Glazyev called the opposition movement "an attempt at a coup d'etat, at the violent overthrow of the government" in which public buildings have been occupied and an attempt has been made to storm the President's offices. "This comes under the definition of a coup according to Ukrainian law and international law," he said. "Everybody is afraid, for some reason, to call things by their names. The West calls terrorists and putschists 'activists' and tries to portray them as peaceful demonstrators.... The authorities, in turn, are not fulfilling their duty to defend the state, negotiating with putschists as if they were law-abiding citizens."

Asked if Yanukovych should now use force to clear the protesters, Glazyev said: "As for starting to use force, in a situation where the authorities face an attempted coup d'etat, they simply have no other course of action. Otherwise, the country will be plunged into chaos." He said Yanukovych had done all he could to avoid violence, in contrast to the opposition, and accused leaders in western Ukraine of being "separatists."

In reply to a question about what steps might now avert catastrophe, Glazyev said that the fact of a coup attempt by "professionally trained, armed storm troopers" must be acknowledged. "Secondly," he continued, "the West should stop its blackmail and intimidation, such as [U.S. Assistant Secretary of State Victoria Nuland] has been engaged in, during her meetings in Kiev with the oligarchs, as well as with representatives of the President and the government. Our information is that, at these meetings, she let people know that they would land on blacklists, if President Victor Yanukovych did not hand the governance of the country over to the opposition. This is blackmail, which has nothing in common with international law. This is not merely interference in domestic affairs. This is an attempt to control Ukraine."

Thirdly, Glazyev urged, "The West should accept Moscow's proposal to establish a trilateral system of consultations among the EU, Russia and Ukraine, concerning Kiev's foreign trade and economic cooperation in the future." He advised that the vehement statements against this by Polish Foreign Ministry Radoslaw Sikorski and others are not the only opinions within the EU countries.

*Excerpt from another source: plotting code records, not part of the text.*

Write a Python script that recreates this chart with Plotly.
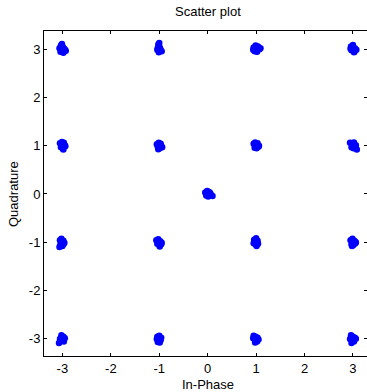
import plotly.graph_objects as go

# Received symbols, grouped by constellation row (in-phase, quadrature)
i_row_p3 = [-3.06,-3.03,-2.99,-2.95,-3.04,-2.98,-2.93,-3.01,-2.96,
            -1.02,-0.99,-1.04,-0.97,-1.01,-0.95,-1.03,-0.98,-1.00,
            0.95,0.99,1.04,1.07,0.97,1.02,1.09,1.00,0.94,
            2.96,3.00,3.04,2.97,3.03,3.07,2.99,2.95,3.02]
q_row_p3 = [3.02,3.08,3.05,2.99,2.95,2.93,2.97,3.11,3.01,
            3.10,3.04,2.99,2.97,2.94,2.96,3.03,3.01,3.13,
            3.04,3.08,3.06,3.00,2.96,2.95,3.02,3.01,2.99,
            3.06,3.09,3.02,2.98,2.95,2.99,3.04,3.01,2.94]

i_row_p1 = [-3.05,-3.01,-2.97,-2.94,-3.03,-2.99,-2.95,-3.02,-2.98,
            -1.05,-1.01,-0.97,-1.03,-0.99,-0.94,-0.96,-1.02,-1.00,
            0.95,0.98,1.03,1.06,0.97,1.01,1.05,0.99,1.02,
            2.94,2.98,3.02,3.06,2.97,3.01,3.05,3.08,2.99]
q_row_p1 = [1.05,1.08,1.06,0.99,0.97,0.94,1.01,1.02,0.92,
            1.03,1.06,1.04,0.98,0.95,0.97,1.00,0.93,1.01,
            1.04,1.07,1.05,1.00,0.96,0.95,0.98,1.02,0.99,
            1.06,1.03,1.07,1.01,0.97,0.95,0.98,0.92,1.00]

i_center = [-0.05,-0.01,0.03,0.06,-0.03,0.01,0.04,0.10,0.00,-0.02,0.05]
q_center = [0.03,0.06,0.04,0.00,-0.03,-0.05,-0.02,-0.04,0.01,-0.01,0.02]

i_row_m1 = [-3.05,-3.02,-2.98,-2.96,-3.04,-3.00,-3.06,-2.97,-3.01,
            -1.06,-1.02,-0.98,-0.95,-1.04,-1.00,-0.96,-0.99,-1.03,
            0.96,1.00,1.03,0.95,0.99,1.04,1.01,0.97,1.02,
            2.95,2.99,3.03,3.06,2.97,3.01,3.05,2.98,3.02]
q_row_m1 = [-0.96,-0.93,-0.97,-1.01,-1.04,-1.08,-1.10,-1.03,-1.00,
            -0.96,-0.94,-0.98,-1.01,-1.03,-1.06,-1.04,-1.09,-1.00,
            -0.95,-0.92,-0.97,-1.02,-1.05,-1.03,-1.08,-1.00,-0.99,
            -0.96,-0.93,-0.97,-1.00,-1.04,-1.06,-1.02,-1.08,-1.01]

i_row_m3 = [-3.02,-2.98,-2.95,-3.05,-3.01,-2.97,-3.07,-3.03,-2.99,
            -1.04,-1.00,-0.96,-1.05,-1.01,-0.97,-1.03,-0.99,-1.02,
            0.95,0.99,1.03,0.97,1.01,1.05,0.98,1.02,0.94,
            2.96,3.00,3.04,2.94,2.98,3.02,3.06,2.97,3.01]
q_row_m3 = [-2.93,-2.96,-2.99,-3.01,-3.03,-3.06,-3.09,-2.98,-3.00,
            -2.96,-2.94,-2.98,-3.01,-3.04,-3.03,-3.07,-3.08,-3.00,
            -2.94,-2.96,-2.98,-3.01,-3.04,-3.02,-3.08,-3.06,-2.99,
            -2.93,-2.96,-2.98,-3.01,-3.03,-3.06,-3.00,-3.09,-3.04]

tick_vals = [-3, -2, -1, 0, 1, 2, 3]
tick_text = ["-3", "-2", "-1", "0", "1", "2", "3"]

in_phase = i_row_p3 + i_row_p1 + i_center + i_row_m1 + i_row_m3
quadrature = q_row_p3 + q_row_p1 + q_center + q_row_m1 + q_row_m3

W, H = 367, 392
L, R, T, B = 44, 0, 31, 36
pw, ph = W - L - R, H - T - B

fig = go.Figure(go.Scatter(
    x=in_phase, y=quadrature, mode="markers",
    marker=dict(color="#0000ff", size=6.5, line=dict(width=0)),
    hoverinfo="x+y", showlegend=False))

font = dict(family="Liberation Sans, Arial, sans-serif", size=13, color="black")
axis_common = dict(
    showgrid=False, zeroline=False, showline=True, linecolor="black", linewidth=1,
    mirror="ticks", ticks="inside", ticklen=3, tickcolor="black", tickwidth=1,
    tickvals=tick_vals, ticktext=tick_text, tickfont=font)

fig.update_layout(
    width=W, height=H,
    margin=dict(l=L, r=R, t=T, b=B, pad=0),
    paper_bgcolor="white", plot_bgcolor="white",
    font=font,
    xaxis=dict(range=[-3.38, 3.29], **axis_common),
    yaxis=dict(range=[-3.36, 3.38], **axis_common),
    annotations=[
        dict(text="Scatter plot", xref="paper", yref="paper",
             x=(208 - L) / pw, y=1 + (T - 12) / ph, xanchor="center", yanchor="middle",
             showarrow=False, font=font),
        dict(text="In-Phase", xref="paper", yref="paper",
             x=(208 - L) / pw, y=-(384 - (T + ph)) / ph, xanchor="center", yanchor="middle",
             showarrow=False, font=font),
        dict(text="Quadrature", xref="paper", yref="paper", textangle=-90,
             x=(14 - L) / pw, y=(T + ph - 194) / ph, xanchor="center", yanchor="middle",
             showarrow=False, font=font),
    ],
)

fig.write_html("out.html", config={"displayModeBar": False},
               post_script="document.body.style.margin='0';document.body.style.overflow='hidden';")
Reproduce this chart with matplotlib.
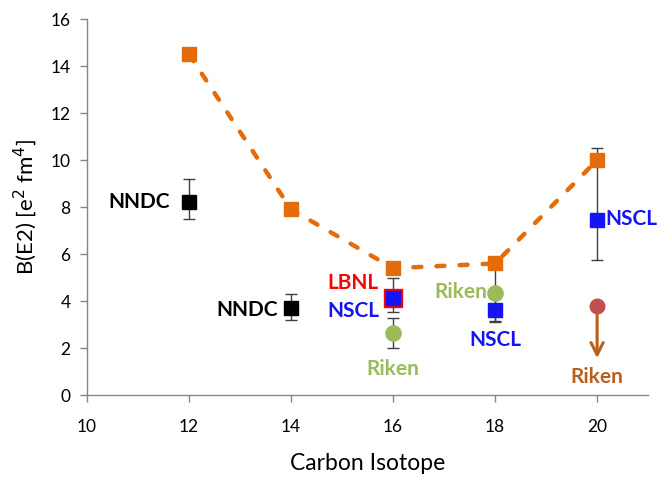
import matplotlib
matplotlib.use("Agg")
import matplotlib.pyplot as plt

plt.rcParams['font.family'] = ['Lato', 'DejaVu Sans']

# Theory curve (orange dashed)
theory_x = [12, 14, 16, 18, 20]
theory_y = [14.5, 7.9, 5.4, 5.6, 10.0]

# NNDC evaluated values
nndc_x = [12, 14]
nndc_y = [8.2, 3.7]
nndc_lo = [0.7, 0.5]
nndc_hi = [1.0, 0.6]

# LBNL
lbnl_x = [16]
lbnl_y = [4.15]

# NSCL measurements
nscl_x = [16, 18, 20]
nscl_y = [4.15, 3.64, 7.45]
nscl_lo = [0.62, 0.5, 1.7]
nscl_hi = [0.82, 0.5, 3.05]

# Riken measurements
riken_x = [16, 18]
riken_y = [2.64, 4.33]
riken_lo = [0.64, 1.2]
riken_hi = [0.64, 1.2]

# Riken upper limit for 20C
riken_lim_x = 20
riken_lim_y = 3.8
riken_lim_to = 1.45

ORANGE = '#E46C0A'
BLUE = '#1414F5'
GREEN = '#9BBB59'
RED = '#FF0000'
BROWN = '#BA5F1C'
LIMIT_RED = '#C0504D'
ERR = '#404040'

fig = plt.figure(figsize=(6.6, 4.8), dpi=100)
ax = fig.add_axes([0.132, 0.177, 0.85, 0.783])
ax.set_xlim(10, 21)
ax.set_ylim(0, 16)

ax.plot(theory_x, theory_y, color=ORANGE, lw=3.2, linestyle=(0, (1.8, 3.4)),
        dash_capstyle='round', zorder=2)

ekw = dict(fmt='none', ecolor=ERR, elinewidth=1.0, capsize=4, capthick=1.0, zorder=1)
ax.errorbar(nndc_x, nndc_y, yerr=[nndc_lo, nndc_hi], **ekw)
ax.errorbar(nscl_x, nscl_y, yerr=[nscl_lo, nscl_hi], **ekw)
ax.errorbar(riken_x, riken_y, yerr=[riken_lo, riken_hi], **ekw)

ax.plot(theory_x, theory_y, 's', color=ORANGE, ms=10, zorder=4, linestyle='none')
ax.plot(nndc_x, nndc_y, 's', color='black', ms=9.5, zorder=4)
ax.plot(lbnl_x, lbnl_y, 's', color=RED, ms=12.5, zorder=4)
ax.plot(nscl_x, nscl_y, 's', color=BLUE, ms=9.5, zorder=5)
ax.plot(riken_x, riken_y, 'o', color=GREEN, ms=11, zorder=5)

ax.annotate('', xy=(riken_lim_x, riken_lim_to), xytext=(riken_lim_x, riken_lim_y),
            arrowprops=dict(arrowstyle='->', color=BROWN, lw=2.2,
                            mutation_scale=22), zorder=3)
ax.plot([riken_lim_x], [riken_lim_y], 'o', color=LIMIT_RED, ms=10.5, zorder=5)

tkw = dict(fontsize=15, fontweight='bold', va='center')
ax.text(11.62, 8.22, 'NNDC', color='black', ha='right', **tkw)
ax.text(13.75, 3.6, 'NNDC', color='black', ha='right', **tkw)
ax.text(15.72, 4.75, 'LBNL', color=RED, ha='right', **tkw)
ax.text(15.74, 3.57, 'NSCL', color=BLUE, ha='right', **tkw)
ax.text(16.0, 1.12, 'Riken', color=GREEN, ha='center', **tkw)
ax.text(17.85, 4.4, 'Riken', color=GREEN, ha='right', **tkw)
ax.text(18.0, 2.35, 'NSCL', color=BLUE, ha='center', **tkw)
ax.text(20.17, 7.5, 'NSCL', color=BLUE, ha='left', **tkw)
ax.text(20.0, 0.75, 'Riken', color=BROWN, ha='center', **tkw)

for s in ['top', 'right']:
    ax.spines[s].set_visible(False)
for s in ['left', 'bottom']:
    ax.spines[s].set_color('#868686')
    ax.spines[s].set_linewidth(1.0)
ax.set_xticks(range(10, 21, 2))
ax.set_yticks(range(0, 17, 2))
ax.tick_params(axis='both', colors='#868686', labelcolor='black', labelsize=12.5,
               length=5, width=1.0, direction='out')
ax.tick_params(axis='x', pad=12)
ax.tick_params(axis='y', pad=7)
ax.set_xlabel('Carbon Isotope', fontsize=16.5, labelpad=13)
ax.set_ylabel('B(E2) [e$^{2}$ fm$^{4}$]', fontsize=16, labelpad=8)

fig.savefig('out.png', dpi=100)
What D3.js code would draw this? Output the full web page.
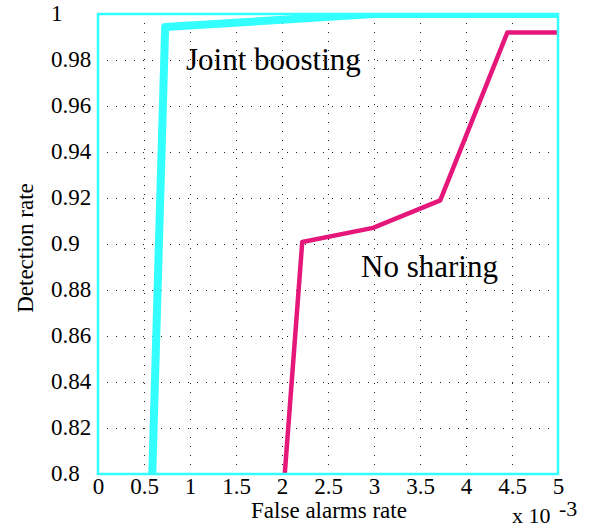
<!DOCTYPE html>
<html lang="en">
<head>
<meta charset="UTF-8" />
<script src="https://d3js.org/d3.v7.min.js"></script>
<style>
  body { margin: 0; background: #fff; }
  text { font-family: "Liberation Serif", "Times New Roman", serif; fill: #000; }
</style>
</head>
<body>
<svg width="591" height="527"></svg>
<script>
// chart values
var xTicks = [0, 0.5, 1, 1.5, 2, 2.5, 3, 3.5, 4, 4.5, 5];
var yTicks = [0.8, 0.82, 0.84, 0.86, 0.88, 0.9, 0.92, 0.94, 0.96, 0.98, 1];
var yTickLabels = ["0.8", "0.82", "0.84", "0.86", "0.88", "0.9", "0.92", "0.94", "0.96", "0.98", "1"];

var jointX = [0.59, 0.73, 3.0, 5.0];
var jointY = [0.8, 0.9943, 1.0, 1.0];
var noShareX = [2.03, 2.22, 2.99, 3.72, 4.45, 5.0];
var noShareY = [0.8, 0.9009, 0.907, 0.919, 0.992, 0.992];

var cyan = "#33ffff", magenta = "#e6177b";

var svg = d3.select("svg");
var pl = 98, pr = 558, pt = 14, pb = 474;

var x = d3.scaleLinear().domain([0, 5]).range([pl, pr]);
var y = d3.scaleLinear().domain([0.8, 1]).range([pb, pt]);

// grid lines (dotted)
var grid = svg.append("g");
grid.append("g")
  .attr("transform", "translate(0," + pb + ")")
  .call(d3.axisBottom(x).tickValues(xTicks).tickSize(-(pb - pt)).tickFormat(""))
  .call(g => g.select(".domain").remove())
  .call(g => g.selectAll("line").attr("stroke", "#222").attr("stroke-dasharray", "1,8"));
grid.append("g")
  .attr("transform", "translate(" + pl + ",0)")
  .call(d3.axisLeft(y).tickValues(yTicks).tickSize(-(pr - pl)).tickFormat(""))
  .call(g => g.select(".domain").remove())
  .call(g => g.selectAll("line").attr("stroke", "#222").attr("stroke-dasharray", "1,8"));

// tick labels
svg.append("g")
  .attr("transform", "translate(0," + pb + ")")
  .call(d3.axisBottom(x).tickValues(xTicks).tickSize(0).tickPadding(4).tickFormat(d => String(d)))
  .call(g => g.select(".domain").remove())
  .call(g => g.selectAll("text").attr("font-size", 23).attr("font-family", "Liberation Serif"));

svg.append("g")
  .attr("transform", "translate(" + pl + ",0)")
  .call(d3.axisLeft(y).tickValues(yTicks).tickSize(0).tickFormat((d, i) => yTickLabels[i]))
  .call(g => g.select(".domain").remove())
  .call(g => g.selectAll("text")
    .attr("font-size", 23).attr("font-family", "Liberation Serif")
    .attr("text-anchor", "start").attr("x", 51 - pl).attr("dy", "0.3em"));

// clip to plot area
svg.append("clipPath").attr("id", "plotclip")
  .append("rect").attr("x", pl).attr("y", pt)
  .attr("width", pr - pl).attr("height", pb - pt);

var line = d3.line().x(d => x(d[0])).y(d => y(d[1]));

svg.append("path")
  .datum(d3.zip(noShareX, noShareY))
  .attr("clip-path", "url(#plotclip)")
  .attr("fill", "none").attr("stroke", magenta).attr("stroke-width", 4.5)
  .attr("stroke-linejoin", "round")
  .attr("d", line);

svg.append("path")
  .datum(d3.zip(jointX, jointY))
  .attr("clip-path", "url(#plotclip)")
  .attr("fill", "none").attr("stroke", cyan).attr("stroke-width", 8)
  .attr("stroke-linejoin", "round")
  .attr("d", line);

// axes box
svg.append("rect")
  .attr("x", pl).attr("y", pt)
  .attr("width", pr - pl).attr("height", pb - pt)
  .attr("fill", "none").attr("stroke", cyan).attr("stroke-width", 2.5);

// labels
svg.append("text").attr("x", 186).attr("y", 70).attr("font-size", 31).text("Joint boosting");
svg.append("text").attr("x", 361).attr("y", 277).attr("font-size", 31).text("No sharing");

svg.append("text").attr("x", 329).attr("y", 518).attr("text-anchor", "middle")
  .attr("font-size", 23).text("False alarms rate");
svg.append("text").attr("transform", "translate(33,248) rotate(-90)")
  .attr("text-anchor", "middle").attr("font-size", 23).text("Detection rate");

svg.append("text").attr("x", 512).attr("y", 523).attr("font-size", 22).text("x 10");
svg.append("text").attr("x", 559).attr("y", 516).attr("font-size", 22).text("-3");
</script>
</body>
</html>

Glazyev said that Russia is concerned that Ukraine should not split apart, but said that some form of federalism could be introduced to give significant powers to the main regions of the country, including over budgets and, to some limited extent, international relations. He cited the example of Greenland, which enjoys substantial autonomy from Denmark and is not part of the EU, unlike Denmark itself. Western and eastern Ukraine could have different economic relations with the EU and Russia, Glazyev said. "Today, economic, cultural and human ties between the regions of eastern and western Ukraine are less than the links between southeastern Ukraine and Russia and between the western regions and the EU," he said, and suggested that the eastern regions might want to join the customs union of Russia and other Eurasian nations.